▶ **Job**:
Work out how many lines of the listing hold "this", then state only that count.

--- begin ---

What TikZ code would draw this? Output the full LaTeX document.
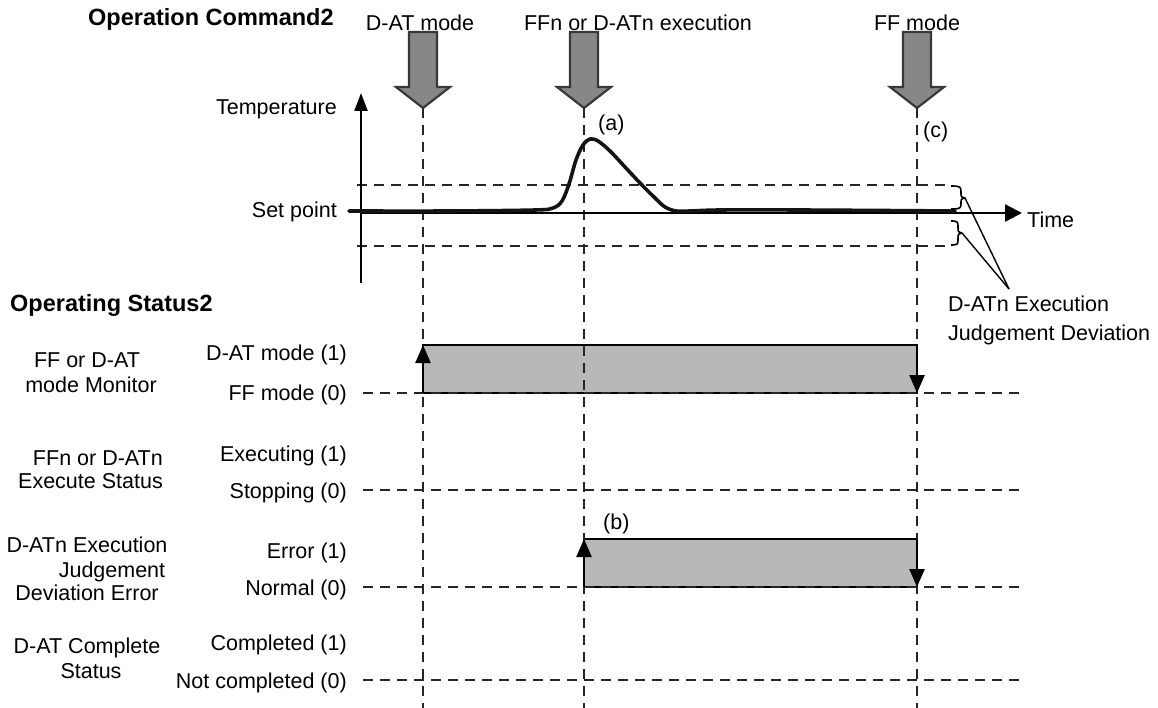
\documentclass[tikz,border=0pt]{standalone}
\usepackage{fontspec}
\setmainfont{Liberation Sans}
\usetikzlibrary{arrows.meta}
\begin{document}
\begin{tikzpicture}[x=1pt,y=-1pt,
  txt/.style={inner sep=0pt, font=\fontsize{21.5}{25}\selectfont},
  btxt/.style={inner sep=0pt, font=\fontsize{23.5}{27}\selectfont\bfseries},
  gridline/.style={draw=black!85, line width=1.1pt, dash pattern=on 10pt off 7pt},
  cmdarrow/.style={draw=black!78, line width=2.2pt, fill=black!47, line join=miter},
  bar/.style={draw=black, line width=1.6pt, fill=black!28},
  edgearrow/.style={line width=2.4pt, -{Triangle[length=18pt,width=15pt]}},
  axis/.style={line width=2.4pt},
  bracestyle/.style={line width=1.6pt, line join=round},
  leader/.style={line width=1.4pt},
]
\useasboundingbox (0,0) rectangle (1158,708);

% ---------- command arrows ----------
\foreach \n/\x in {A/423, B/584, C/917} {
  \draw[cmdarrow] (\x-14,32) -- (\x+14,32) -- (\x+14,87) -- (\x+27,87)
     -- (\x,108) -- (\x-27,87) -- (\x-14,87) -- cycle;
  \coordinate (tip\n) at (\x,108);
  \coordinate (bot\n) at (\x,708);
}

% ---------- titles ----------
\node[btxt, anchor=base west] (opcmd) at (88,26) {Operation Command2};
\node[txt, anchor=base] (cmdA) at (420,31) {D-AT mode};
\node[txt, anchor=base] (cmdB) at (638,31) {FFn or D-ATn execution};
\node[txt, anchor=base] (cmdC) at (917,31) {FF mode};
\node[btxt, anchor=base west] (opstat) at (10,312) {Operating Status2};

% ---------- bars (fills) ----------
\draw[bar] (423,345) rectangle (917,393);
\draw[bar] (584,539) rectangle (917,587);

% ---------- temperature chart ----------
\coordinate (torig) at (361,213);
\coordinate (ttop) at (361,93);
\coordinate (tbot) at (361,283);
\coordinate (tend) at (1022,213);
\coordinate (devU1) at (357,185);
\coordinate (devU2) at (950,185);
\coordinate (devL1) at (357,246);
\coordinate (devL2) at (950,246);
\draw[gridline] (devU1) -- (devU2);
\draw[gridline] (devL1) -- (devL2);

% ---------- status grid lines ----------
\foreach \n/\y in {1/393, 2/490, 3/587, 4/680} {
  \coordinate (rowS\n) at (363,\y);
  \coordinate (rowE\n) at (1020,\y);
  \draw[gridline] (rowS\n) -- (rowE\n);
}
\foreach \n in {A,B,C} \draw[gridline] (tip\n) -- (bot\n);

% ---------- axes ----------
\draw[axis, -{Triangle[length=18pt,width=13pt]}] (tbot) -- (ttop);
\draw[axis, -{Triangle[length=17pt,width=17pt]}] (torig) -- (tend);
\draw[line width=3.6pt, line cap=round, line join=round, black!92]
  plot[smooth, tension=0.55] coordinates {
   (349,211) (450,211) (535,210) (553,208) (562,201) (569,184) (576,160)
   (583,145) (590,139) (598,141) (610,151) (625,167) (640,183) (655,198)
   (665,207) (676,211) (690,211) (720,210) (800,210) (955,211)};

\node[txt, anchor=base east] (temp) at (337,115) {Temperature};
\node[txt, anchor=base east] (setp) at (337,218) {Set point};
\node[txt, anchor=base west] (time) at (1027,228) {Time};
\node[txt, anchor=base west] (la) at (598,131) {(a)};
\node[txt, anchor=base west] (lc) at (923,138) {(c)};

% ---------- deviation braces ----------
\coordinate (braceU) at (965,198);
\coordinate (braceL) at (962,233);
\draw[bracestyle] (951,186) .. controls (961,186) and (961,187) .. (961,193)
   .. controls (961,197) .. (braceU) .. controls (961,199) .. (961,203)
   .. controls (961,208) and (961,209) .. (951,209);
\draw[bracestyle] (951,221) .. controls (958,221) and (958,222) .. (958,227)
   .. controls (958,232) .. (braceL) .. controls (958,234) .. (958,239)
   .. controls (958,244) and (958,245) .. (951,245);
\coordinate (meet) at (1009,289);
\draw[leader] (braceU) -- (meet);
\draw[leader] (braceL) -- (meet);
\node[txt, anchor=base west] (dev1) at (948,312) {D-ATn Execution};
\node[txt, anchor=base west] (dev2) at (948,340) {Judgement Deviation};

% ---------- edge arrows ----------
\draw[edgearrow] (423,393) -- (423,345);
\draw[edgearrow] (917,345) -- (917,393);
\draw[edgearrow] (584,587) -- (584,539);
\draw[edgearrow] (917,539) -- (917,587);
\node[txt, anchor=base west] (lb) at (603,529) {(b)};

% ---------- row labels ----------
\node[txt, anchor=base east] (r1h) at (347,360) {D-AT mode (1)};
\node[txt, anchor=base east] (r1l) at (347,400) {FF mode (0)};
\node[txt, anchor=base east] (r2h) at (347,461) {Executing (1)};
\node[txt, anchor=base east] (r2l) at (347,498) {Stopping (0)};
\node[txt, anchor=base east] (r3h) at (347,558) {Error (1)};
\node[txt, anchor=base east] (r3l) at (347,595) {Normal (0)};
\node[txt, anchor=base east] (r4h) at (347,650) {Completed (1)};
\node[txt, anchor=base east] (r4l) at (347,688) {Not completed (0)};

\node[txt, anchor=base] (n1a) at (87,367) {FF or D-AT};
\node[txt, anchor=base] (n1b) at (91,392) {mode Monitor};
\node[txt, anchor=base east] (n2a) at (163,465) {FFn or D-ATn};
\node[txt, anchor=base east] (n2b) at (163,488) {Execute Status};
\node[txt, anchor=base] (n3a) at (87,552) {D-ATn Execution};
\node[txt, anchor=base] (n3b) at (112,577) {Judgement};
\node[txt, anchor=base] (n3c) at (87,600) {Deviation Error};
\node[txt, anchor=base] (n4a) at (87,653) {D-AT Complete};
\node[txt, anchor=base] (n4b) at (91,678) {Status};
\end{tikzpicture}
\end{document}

--- end ---
--- begin ---

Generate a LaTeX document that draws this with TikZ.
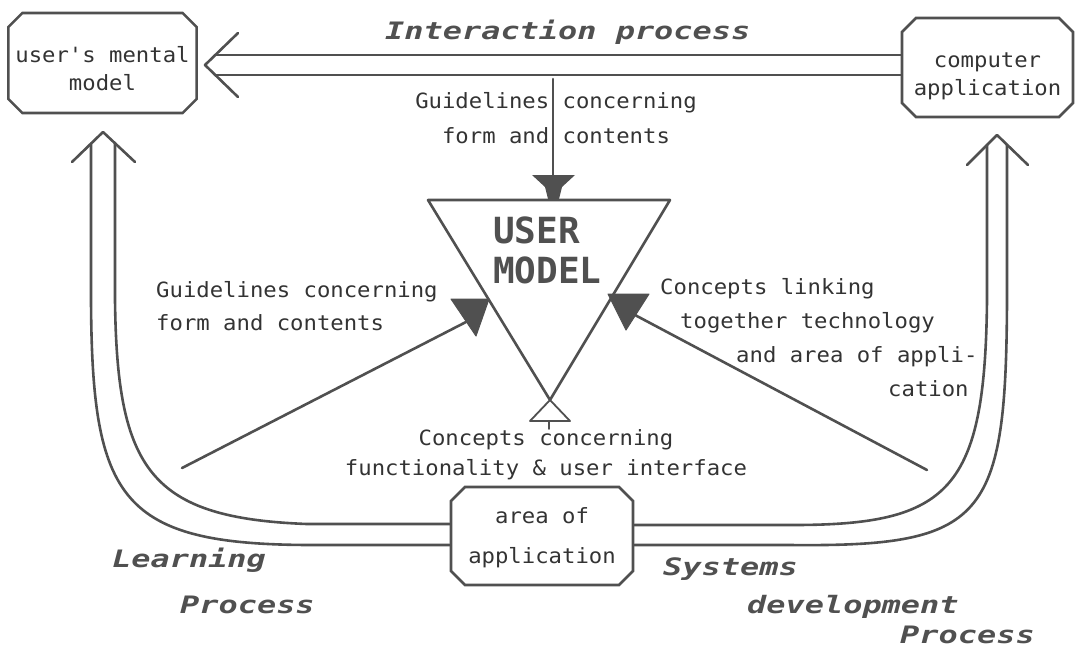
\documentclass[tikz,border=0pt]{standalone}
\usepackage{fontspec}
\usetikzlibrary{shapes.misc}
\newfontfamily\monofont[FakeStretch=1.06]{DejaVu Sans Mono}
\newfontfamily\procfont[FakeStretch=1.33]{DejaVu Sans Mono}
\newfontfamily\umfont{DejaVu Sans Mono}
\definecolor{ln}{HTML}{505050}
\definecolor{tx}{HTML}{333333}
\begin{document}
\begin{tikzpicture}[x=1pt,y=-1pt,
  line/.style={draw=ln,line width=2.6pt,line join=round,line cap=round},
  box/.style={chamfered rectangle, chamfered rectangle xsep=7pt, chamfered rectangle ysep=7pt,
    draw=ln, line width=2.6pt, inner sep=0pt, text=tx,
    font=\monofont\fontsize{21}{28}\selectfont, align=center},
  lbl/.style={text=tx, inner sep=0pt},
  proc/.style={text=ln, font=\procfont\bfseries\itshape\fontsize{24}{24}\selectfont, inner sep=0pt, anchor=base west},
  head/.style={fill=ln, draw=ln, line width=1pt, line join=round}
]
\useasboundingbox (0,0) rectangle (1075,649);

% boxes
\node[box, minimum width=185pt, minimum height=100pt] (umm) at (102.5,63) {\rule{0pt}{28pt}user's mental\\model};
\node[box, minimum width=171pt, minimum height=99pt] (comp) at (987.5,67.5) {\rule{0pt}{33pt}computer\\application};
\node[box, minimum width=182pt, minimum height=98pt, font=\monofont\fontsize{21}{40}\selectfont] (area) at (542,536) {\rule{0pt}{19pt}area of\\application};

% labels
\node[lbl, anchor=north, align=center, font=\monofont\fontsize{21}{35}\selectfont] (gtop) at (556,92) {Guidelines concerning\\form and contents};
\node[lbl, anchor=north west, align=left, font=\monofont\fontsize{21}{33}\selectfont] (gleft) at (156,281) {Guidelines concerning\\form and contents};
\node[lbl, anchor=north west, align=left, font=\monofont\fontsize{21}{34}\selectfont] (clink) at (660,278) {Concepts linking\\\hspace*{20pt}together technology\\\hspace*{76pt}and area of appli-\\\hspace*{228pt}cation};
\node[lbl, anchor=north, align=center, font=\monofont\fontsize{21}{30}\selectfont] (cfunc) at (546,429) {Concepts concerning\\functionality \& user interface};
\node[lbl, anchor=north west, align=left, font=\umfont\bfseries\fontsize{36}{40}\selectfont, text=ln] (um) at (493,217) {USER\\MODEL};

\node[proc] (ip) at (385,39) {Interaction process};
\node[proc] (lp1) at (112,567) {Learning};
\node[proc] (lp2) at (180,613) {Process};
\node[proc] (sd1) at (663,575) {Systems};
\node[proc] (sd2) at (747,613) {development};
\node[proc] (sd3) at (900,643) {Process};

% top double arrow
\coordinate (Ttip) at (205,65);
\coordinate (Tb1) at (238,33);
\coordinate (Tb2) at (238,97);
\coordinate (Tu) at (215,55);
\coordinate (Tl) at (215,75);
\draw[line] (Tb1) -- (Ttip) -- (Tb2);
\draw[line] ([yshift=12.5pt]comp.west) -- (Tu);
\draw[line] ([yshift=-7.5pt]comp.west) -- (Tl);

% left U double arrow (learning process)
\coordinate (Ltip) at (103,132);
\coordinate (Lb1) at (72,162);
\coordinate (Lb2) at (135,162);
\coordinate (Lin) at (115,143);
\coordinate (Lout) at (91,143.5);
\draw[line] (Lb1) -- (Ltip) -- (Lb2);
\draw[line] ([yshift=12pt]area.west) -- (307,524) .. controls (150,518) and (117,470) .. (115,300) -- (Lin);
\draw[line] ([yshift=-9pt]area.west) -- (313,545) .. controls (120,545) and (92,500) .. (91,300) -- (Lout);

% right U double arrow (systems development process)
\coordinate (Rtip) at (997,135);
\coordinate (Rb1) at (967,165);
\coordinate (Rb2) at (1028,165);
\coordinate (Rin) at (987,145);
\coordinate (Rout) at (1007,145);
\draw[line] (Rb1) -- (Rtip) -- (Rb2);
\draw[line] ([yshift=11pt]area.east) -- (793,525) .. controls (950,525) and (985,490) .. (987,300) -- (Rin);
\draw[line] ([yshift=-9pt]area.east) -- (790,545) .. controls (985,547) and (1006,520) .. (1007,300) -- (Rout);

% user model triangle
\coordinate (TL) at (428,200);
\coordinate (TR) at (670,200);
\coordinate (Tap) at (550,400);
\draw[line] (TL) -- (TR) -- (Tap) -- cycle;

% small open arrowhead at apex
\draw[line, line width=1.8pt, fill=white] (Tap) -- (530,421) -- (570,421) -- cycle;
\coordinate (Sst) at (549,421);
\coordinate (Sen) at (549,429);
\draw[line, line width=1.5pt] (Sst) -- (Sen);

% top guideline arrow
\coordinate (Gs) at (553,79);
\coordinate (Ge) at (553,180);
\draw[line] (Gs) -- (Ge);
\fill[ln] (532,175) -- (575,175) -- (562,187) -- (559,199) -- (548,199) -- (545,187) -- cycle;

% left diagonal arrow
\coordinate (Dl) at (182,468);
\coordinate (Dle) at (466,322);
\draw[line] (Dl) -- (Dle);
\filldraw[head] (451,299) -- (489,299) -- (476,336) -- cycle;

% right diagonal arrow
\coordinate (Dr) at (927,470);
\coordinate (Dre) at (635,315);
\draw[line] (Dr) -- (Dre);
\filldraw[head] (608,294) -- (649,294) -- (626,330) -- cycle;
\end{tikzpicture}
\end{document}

--- end ---

▶ **Response**:
2